The importance of smooth and effective communications in the modern technological age has never been greater, and laying the groundwork for making those communications possible doesn't just happen without effort. Zayo Group Holdings (ZAYO) has worked hard to build up its network of communications infrastructure assets, but it hasn't always gotten the recognition it deserves in doing so.
Zayo had originally been expected to release its fiscal third-quarter financial report on Thursday, and investors were anticipating continued earnings growth from the company. However, the company announced its results a day early in conjunction with a buyout bid from a group of private equity investors. The financial report included some encouraging signs, but it looks likely that shareholders won't have the chance to participate in Zayo's future prosperity.
How Zayo fared
In the absence of the going-private offer, Zayo Group's fiscal third-quarter results would likely have provoked a mixed response. Revenue came in at $647.2 million, which was roughly flat from year-ago levels but a bit better than the 1% top-line decline that most of those following the stock were expecting to see. Net income of $34.7 million jumped by nearly half over the same period, although earnings of $0.15 per share were a bit weaker than the $0.17 per share consensus forecast among investors.
Zayo didn't provide quite as much detail about its business in the quarterly report, perhaps because of the imminent transaction. Net installations came in at $1.7 million, which was down sharply from the year-ago period but up a bit from where it was three months ago.
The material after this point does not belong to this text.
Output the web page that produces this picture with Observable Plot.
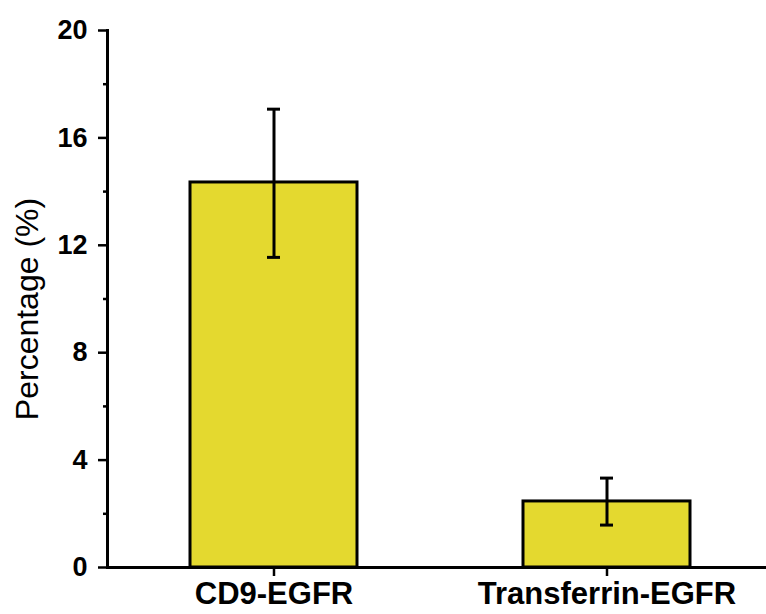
<!DOCTYPE html>
<html>
<head>
<meta charset="utf-8">
<script src="https://cdn.jsdelivr.net/npm/d3@7"></script>
<script src="https://cdn.jsdelivr.net/npm/@observablehq/plot@0.6"></script>
<style>
  html, body { margin: 0; padding: 0; background: #fff; }
  #chart svg { display: block; }
</style>
</head>
<body>
<div id="chart"></div>
<script>
const categories = ["CD9-EGFR", "Transferrin-EGFR"];
const values = [14.34, 2.46];
const errLow = [11.55, 1.58];
const errHigh = [17.07, 3.33];
const majorTicks = [0, 4, 8, 12, 16, 20];
const minorTicks = [2, 6, 10, 14, 18];

const data = categories.map((c, i) => ({cat: c, v: values[i], lo: errLow[i], hi: errHigh[i]}));

const W = 766, H = 614, ML = 107, MT = 30, MB = 47;
const font = "Liberation Sans, Arial, sans-serif";

const chart = Plot.plot({
  width: W,
  height: H,
  marginLeft: ML,
  marginRight: 0,
  marginTop: MT,
  marginBottom: MB,
  style: {fontFamily: font, background: "#fff", overflow: "visible"},
  x: {type: "band", domain: categories, range: [ML, 773], paddingInner: 0.5, paddingOuter: 0.25, axis: null},
  y: {domain: [0, 20], axis: null},
  marks: [
    Plot.barY(data, {x: "cat", y: "v", fill: "#e4d92f", stroke: "#000", strokeWidth: 3}),
    Plot.ruleX(data, {x: "cat", y1: "lo", y2: "hi", stroke: "#000", strokeWidth: 3}),
    Plot.tickY(data, {x: "cat", y: "lo", stroke: "#000", strokeWidth: 3, insetLeft: 77, insetRight: 77}),
    Plot.tickY(data, {x: "cat", y: "hi", stroke: "#000", strokeWidth: 3, insetLeft: 77, insetRight: 77}),
    Plot.axisY({ticks: minorTicks, tickSize: 4, tickFormat: null, text: null, label: null, stroke: "#000", strokeWidth: 2.5}),
    Plot.axisY({ticks: majorTicks, tickSize: 9, tickPadding: 11, label: null, stroke: "#000", strokeWidth: 2.5,
      fontSize: 27, fontWeight: "bold", fill: "#000"}),
    Plot.axisX({tickSize: 9, tickPadding: 5, label: null, stroke: "#000", strokeWidth: 2.5,
      fontSize: 31, fontWeight: "bold", fill: "#000"}),
    Plot.frame({anchor: "left", stroke: "#000", strokeWidth: 3}),
    Plot.ruleY([0], {stroke: "#000", strokeWidth: 3}),
    Plot.text(["Percentage (%)"], {frameAnchor: "left", dx: -80, dy: 10, rotate: -90, fontSize: 32, fill: "#000", textAnchor: "middle"})
  ]
});
document.getElementById("chart").appendChild(chart);
</script>
</body>
</html>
That implied an annualized growth rate of about 4%, which was in line with the 2019 guidance that Zayo gave earlier. Recurring revenue of $538.3 million was up 4.5% year over year, and adjusted pre-tax operating earnings produced gains of close to 5% over the same period.
Zayo also got a bit more efficient with its bookings. The infrastructure specialist said that it shortened its payback time on contracts to just 15 months, down from 20 months a year ago. Capital and up-front expenditures have remained reasonable in light of the level of bookings Zayo has attracted.
The art of the Zayo deal
However, all the attention focused squarely on Zayo's deal to go private. Until the announcement, most investors had expected the company to follow through on its plans to break itself into two separate entities.
But that all changed with the offer from Digital Colony Partners, EQT, and Devonshire Investors. This consortium of private equity investors offered to pay $35 per share to current Zayo Group shareholders. That put a total value of roughly $14 billion on the company when you consider the assumption of debt that the acquirers will take on in the going-private transaction.
However, the acquisition isn't necessarily a done deal. A majority of Zayo shareholders have to agree to adopt the buyout agreement, and Zayo will have to comply with a set of covenants set out in the legal documents outlining the deal. Certain regulatory approvals will also be necessary. Even so, Zayo anticipates that it will be able to close the merger in the first half of 2020, giving investors roughly a year more to remain independent.
Zayo shareholders celebrated the offer, pushing the stock higher by 8% on Wednesday after the announcement. The roughly 6% discount between the current share price and the $35-per-share offer reflects a bit of uncertainty about whether the deal will go through, but it also accounts for the length of time investors will have to wait before the merger closes and they get their cash. For the company, though, the combination could make it far easier for Zayo to achieve its long-term goals without worrying about having to explain every quarterly fluctuation in its financial numbers.